The response-level scorer and the claim-decompose path judge a whole answer or a whole claim. They miss the failure mode that dominates RAGTruth: a short baseless addition — a plausible detail absent from the source — embedded in otherwise-grounded text. Entailment scoring treats the answer as mostly supported and lets the span through. This detector works at the token level instead: it reads [context] [SEP] [response] through a ModernBERT token classifier, labels each response token supported or hallucinated, and reports the character spans that are unsupported.

Measured results¶

benchmarks/ragtruth_token_detector_bench.py on the balanced RAGTruth test split (2700 examples: 943 hallucinated / 1757 grounded), example level (a response is flagged when it contains any hallucinated span):

approach	F1	balanced acc	FPR	precision
NLI / claim-decompose	0.366	—	0.347	—
token detector	0.763	0.814	0.071	0.841
LettuceDetect (reference)	0.792	—	—	—

Operating point: token probability ≥ 0.95, at least one flagged token. The detector reaches parity with the open token-level baseline on balanced accuracy and sits a few F1 points behind LettuceDetect; it is not a differentiator over that open-source model, but it removes a real weakness in the grounding path. Context is truncated to 1024 tokens, which caps recall on long sources.

Usage¶

from director_ai.guard import ProductionGuard
from director_ai.core.config import DirectorConfig

guard = ProductionGuard(config=DirectorConfig(span_detection_enabled=True))
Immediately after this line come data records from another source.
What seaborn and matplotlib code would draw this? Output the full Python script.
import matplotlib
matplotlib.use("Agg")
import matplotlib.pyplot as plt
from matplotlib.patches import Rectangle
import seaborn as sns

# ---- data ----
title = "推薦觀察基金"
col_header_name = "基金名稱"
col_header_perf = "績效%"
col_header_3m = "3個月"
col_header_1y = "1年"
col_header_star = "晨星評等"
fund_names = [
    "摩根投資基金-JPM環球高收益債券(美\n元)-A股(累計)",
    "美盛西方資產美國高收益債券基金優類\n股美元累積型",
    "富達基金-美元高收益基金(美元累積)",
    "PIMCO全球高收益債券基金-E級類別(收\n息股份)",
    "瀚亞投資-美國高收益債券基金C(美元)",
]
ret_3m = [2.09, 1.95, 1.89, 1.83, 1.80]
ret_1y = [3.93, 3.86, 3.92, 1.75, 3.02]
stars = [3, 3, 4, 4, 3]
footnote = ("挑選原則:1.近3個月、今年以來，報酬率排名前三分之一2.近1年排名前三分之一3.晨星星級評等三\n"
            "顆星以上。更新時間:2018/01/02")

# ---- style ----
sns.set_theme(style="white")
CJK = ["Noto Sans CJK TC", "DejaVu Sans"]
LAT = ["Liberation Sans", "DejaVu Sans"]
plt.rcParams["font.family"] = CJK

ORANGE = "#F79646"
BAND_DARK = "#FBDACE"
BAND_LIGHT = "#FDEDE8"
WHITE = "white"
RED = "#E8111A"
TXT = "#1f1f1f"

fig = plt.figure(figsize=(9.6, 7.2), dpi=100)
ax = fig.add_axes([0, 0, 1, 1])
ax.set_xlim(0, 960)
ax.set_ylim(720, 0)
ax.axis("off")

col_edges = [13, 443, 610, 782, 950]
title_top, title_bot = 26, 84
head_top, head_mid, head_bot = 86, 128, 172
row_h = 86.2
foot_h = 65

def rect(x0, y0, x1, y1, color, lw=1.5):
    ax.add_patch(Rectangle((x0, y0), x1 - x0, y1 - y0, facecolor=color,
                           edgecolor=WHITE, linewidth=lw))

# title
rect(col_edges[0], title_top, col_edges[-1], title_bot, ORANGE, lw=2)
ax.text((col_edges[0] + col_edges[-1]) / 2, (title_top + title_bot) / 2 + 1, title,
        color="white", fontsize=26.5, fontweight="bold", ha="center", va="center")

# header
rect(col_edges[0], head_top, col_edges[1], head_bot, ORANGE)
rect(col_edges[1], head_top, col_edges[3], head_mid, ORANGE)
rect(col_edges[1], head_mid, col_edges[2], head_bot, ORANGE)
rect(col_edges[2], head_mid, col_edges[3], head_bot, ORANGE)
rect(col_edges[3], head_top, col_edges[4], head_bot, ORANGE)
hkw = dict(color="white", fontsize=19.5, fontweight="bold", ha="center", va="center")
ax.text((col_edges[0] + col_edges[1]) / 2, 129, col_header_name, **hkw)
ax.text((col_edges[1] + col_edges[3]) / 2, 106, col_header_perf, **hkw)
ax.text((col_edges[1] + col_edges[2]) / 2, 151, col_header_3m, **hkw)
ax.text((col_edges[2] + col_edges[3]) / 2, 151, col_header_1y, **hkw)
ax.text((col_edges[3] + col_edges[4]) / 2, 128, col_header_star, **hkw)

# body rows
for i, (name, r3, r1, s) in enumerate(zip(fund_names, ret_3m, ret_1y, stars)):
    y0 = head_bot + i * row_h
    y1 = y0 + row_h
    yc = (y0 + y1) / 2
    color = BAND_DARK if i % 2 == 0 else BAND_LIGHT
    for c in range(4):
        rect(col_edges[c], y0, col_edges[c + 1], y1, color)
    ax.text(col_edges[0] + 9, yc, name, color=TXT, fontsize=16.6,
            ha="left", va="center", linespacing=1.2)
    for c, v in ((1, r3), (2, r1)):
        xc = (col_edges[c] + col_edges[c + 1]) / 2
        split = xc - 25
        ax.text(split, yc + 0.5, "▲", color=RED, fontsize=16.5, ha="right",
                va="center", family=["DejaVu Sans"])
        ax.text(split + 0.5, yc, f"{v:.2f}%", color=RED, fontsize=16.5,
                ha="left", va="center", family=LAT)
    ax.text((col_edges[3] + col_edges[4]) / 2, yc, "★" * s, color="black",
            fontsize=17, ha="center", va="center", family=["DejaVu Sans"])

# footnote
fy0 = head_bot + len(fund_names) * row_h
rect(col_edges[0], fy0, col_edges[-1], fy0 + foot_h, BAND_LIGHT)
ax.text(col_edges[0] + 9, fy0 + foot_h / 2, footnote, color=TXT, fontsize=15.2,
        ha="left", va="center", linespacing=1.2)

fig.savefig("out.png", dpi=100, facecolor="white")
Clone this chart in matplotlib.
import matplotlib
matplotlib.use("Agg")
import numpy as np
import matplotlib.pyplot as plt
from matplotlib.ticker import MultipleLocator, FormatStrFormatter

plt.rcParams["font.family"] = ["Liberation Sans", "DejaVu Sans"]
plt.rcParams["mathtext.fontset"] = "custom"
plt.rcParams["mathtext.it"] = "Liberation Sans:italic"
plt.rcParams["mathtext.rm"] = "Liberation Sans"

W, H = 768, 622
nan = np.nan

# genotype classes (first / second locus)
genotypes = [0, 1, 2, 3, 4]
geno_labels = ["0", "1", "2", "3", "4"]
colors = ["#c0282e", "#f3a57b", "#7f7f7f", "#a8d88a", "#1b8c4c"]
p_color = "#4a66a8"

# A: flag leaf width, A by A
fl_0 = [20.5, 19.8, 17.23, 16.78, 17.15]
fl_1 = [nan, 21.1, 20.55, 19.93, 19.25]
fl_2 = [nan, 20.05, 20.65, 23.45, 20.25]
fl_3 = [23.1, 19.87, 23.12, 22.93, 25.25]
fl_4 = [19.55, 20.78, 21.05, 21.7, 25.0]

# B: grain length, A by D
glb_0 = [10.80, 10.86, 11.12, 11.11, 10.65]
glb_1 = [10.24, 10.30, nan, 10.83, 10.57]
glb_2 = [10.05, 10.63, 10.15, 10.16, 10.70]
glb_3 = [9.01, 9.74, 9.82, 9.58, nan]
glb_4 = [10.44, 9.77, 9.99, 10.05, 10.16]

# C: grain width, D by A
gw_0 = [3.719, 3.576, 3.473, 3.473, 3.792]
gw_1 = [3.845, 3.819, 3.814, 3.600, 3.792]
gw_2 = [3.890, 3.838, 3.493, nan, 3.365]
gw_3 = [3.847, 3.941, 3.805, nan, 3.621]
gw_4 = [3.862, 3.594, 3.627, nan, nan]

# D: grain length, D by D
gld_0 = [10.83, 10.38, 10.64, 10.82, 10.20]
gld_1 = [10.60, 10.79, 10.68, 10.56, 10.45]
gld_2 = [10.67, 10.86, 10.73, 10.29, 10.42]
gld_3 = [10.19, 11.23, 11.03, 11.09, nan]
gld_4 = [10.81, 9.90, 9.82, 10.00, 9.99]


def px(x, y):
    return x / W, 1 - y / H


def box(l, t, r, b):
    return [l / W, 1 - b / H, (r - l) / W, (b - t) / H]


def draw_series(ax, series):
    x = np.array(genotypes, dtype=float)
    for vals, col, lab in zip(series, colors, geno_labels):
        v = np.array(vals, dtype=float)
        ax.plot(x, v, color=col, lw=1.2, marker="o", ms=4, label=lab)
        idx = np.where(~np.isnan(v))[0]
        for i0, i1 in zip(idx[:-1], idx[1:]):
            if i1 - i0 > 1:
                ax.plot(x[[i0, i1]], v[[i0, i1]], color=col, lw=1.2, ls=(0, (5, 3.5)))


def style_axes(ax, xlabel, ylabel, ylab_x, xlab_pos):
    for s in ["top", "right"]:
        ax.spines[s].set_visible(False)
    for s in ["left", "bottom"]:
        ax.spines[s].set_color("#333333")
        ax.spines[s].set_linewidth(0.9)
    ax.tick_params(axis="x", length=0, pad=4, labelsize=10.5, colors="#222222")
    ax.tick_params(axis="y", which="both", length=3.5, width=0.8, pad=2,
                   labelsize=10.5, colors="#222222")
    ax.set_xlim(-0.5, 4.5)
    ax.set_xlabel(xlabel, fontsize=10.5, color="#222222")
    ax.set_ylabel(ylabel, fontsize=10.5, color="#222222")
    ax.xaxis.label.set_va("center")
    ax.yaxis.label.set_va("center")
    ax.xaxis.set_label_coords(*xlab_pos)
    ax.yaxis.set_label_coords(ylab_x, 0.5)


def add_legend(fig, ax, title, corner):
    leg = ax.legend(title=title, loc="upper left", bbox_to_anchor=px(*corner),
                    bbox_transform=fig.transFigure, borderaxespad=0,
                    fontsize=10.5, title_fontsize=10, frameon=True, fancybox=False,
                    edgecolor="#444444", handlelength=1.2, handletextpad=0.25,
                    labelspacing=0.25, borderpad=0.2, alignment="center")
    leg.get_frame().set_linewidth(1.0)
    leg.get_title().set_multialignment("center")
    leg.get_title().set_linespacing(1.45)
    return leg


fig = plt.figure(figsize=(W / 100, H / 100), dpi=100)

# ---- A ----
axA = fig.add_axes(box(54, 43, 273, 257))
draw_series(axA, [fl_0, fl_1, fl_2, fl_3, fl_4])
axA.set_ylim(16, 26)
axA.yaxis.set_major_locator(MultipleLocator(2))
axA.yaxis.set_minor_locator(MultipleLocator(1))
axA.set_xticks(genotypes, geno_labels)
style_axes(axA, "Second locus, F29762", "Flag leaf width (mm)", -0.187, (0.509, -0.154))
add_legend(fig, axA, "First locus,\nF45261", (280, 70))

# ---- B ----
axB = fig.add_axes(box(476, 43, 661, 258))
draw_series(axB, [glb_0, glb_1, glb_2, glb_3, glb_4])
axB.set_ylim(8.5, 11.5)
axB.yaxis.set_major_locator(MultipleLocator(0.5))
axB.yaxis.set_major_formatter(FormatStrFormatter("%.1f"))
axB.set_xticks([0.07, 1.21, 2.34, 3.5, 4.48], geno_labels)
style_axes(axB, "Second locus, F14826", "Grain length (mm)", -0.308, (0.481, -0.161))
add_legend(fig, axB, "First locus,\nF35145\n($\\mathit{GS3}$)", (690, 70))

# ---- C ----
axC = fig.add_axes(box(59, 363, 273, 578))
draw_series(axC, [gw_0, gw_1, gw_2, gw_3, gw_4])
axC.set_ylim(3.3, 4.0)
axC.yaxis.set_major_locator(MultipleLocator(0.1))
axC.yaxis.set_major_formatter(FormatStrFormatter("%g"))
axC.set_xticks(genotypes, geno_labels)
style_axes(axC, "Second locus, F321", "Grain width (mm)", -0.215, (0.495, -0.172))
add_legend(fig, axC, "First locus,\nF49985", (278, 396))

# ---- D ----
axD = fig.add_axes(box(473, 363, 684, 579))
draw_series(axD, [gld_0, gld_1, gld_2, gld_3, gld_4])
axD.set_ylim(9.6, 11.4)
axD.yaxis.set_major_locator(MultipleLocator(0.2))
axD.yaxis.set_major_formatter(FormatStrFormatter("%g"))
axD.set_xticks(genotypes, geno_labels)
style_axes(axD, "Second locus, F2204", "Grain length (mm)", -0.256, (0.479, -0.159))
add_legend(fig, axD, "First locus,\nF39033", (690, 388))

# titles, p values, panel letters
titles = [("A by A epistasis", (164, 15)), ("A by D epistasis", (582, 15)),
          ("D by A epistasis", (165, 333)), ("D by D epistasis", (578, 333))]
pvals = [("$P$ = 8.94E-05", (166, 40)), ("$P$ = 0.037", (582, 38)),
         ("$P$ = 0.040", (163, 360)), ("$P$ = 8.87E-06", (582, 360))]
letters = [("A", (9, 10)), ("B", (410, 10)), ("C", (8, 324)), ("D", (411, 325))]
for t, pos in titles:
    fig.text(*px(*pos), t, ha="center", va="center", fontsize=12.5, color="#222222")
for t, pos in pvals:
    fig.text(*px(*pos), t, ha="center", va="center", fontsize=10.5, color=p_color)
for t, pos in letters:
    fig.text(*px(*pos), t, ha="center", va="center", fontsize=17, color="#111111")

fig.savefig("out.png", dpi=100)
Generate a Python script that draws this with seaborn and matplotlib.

result = guard.detect_spans(
    context="The restaurant serves Chinese and Szechuan dishes.",
    response="It serves Szechuan dishes. The head chef won three Michelin stars in 2019.",
)
result.hallucinated          # True
[s.text for s in result.spans]
# -> [' chef won', ' Michelin', ' in 2019']   # the fabricated detail, unsupported by the context

The default operating point flags a token only at P(hallucinated) >= 0.95 (span_token_threshold). A borderline addition that scores just under the cut is left unflagged; lower the threshold to trade precision for recall.

Direct use without the guard:

from director_ai.core.scoring.span_detector import HallucinationSpanDetector

detector = HallucinationSpanDetector.from_pretrained()
detection = detector.detect(context, response)
detection.coverage           # fraction of response tokens flagged

Configuration¶

Field	Default	Meaning
`span_detection_enabled`	`False`	load the detector (opt-in)
`span_model`	`anulum/director-ragtruth-token-modernbert`	token classifier
`span_token_threshold`	`0.95`	per-token probability cut
`span_min_tokens`	`1`	flagged tokens needed to mark a response
`span_max_length`	`1024`	context+response token budget
`span_device`	`-1`	CUDA device index, `-1` for CPU

Performance¶

The transformer forward pass dominates the cost, but the token-probability → character-span reduction that follows it has a Rust path (backfire_kernel.rust_merge_flagged_spans) with a bit-identical pure-Python floor. The detector uses the accelerator transparently when it is installed and falls back to Python otherwise — span output is identical either way (a 20,000-case differential check finds no drift), so the Rust build is an optimisation, never a correctness dependency.

Measured by benchmarks/rust_compute_bench.py (functional evidence — shared workstation, not an isolated claim-grade run):

reduction input	Python floor	Rust path	speedup
30-token response	4.32 µs	1.68 µs	2.6×
400-token response	59.52 µs	22.04 µs	2.7×

Where it fits¶

This is a span-level grounding signal, complementary to the real-time streaming halt (which acts on contradiction during generation) and the response-level scoring. Use it for post-hoc review of RAG answers where you need to know which phrases are unsupported, not just whether the answer as a whole is grounded.